- Source excerpt -
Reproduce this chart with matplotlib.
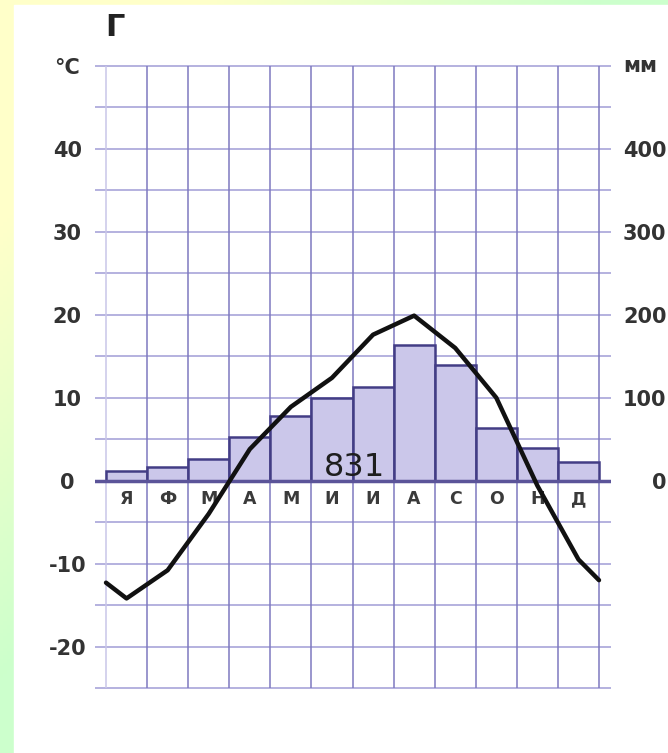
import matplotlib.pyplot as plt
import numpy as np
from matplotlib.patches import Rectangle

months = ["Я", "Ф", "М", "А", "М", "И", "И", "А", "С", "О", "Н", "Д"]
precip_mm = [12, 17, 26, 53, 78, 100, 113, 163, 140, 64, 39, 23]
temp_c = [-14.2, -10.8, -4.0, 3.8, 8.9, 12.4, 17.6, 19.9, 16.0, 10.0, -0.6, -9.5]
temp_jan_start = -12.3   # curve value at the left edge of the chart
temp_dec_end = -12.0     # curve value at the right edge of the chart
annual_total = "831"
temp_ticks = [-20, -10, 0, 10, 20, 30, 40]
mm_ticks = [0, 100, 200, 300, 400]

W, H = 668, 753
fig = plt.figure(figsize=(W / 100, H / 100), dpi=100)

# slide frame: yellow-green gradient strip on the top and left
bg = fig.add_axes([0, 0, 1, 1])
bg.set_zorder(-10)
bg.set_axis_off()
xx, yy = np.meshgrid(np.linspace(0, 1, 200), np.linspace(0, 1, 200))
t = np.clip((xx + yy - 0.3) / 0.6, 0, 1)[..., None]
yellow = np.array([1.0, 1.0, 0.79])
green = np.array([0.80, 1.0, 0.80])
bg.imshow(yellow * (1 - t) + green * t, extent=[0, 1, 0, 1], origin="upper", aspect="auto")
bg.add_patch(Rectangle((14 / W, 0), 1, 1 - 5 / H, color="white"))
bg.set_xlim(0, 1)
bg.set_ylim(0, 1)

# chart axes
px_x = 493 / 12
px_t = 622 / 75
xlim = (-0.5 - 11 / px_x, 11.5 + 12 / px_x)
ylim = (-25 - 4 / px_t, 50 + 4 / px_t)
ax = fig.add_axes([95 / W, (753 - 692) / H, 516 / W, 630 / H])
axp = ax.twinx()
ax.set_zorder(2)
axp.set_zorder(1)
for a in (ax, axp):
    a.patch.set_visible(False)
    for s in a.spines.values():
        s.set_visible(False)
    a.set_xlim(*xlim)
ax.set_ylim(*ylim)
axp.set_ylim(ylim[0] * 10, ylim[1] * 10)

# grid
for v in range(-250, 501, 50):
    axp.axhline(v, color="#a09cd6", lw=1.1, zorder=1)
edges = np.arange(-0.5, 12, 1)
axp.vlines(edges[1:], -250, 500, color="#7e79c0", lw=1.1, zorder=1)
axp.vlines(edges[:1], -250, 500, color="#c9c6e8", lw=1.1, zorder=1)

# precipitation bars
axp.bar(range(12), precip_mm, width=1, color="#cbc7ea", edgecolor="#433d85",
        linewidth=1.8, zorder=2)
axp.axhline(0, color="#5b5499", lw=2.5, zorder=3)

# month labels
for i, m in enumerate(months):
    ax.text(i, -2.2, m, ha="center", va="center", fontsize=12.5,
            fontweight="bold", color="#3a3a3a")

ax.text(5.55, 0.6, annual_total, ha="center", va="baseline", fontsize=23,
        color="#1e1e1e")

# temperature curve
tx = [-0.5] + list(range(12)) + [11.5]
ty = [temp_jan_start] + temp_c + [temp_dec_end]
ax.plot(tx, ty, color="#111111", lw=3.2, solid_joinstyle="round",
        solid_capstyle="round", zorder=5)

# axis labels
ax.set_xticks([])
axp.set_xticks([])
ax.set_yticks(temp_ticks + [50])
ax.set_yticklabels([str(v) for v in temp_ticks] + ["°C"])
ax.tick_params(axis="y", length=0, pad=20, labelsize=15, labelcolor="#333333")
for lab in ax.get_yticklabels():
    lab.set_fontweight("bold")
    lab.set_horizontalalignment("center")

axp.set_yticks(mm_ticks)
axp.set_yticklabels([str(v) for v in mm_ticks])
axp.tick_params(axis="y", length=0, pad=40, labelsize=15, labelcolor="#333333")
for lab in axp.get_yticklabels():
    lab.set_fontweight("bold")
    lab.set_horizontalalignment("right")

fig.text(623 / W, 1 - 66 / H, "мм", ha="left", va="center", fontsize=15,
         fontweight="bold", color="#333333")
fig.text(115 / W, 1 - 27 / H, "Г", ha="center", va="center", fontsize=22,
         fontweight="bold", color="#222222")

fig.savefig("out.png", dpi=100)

- Exercise directions -
Skip every picture and return the lines above from the top through the one that contains "from matplotlib.patches import Rectangle".

- Task output -
Reproduce this chart with matplotlib.
import matplotlib.pyplot as plt
import numpy as np
from matplotlib.patches import Rectangle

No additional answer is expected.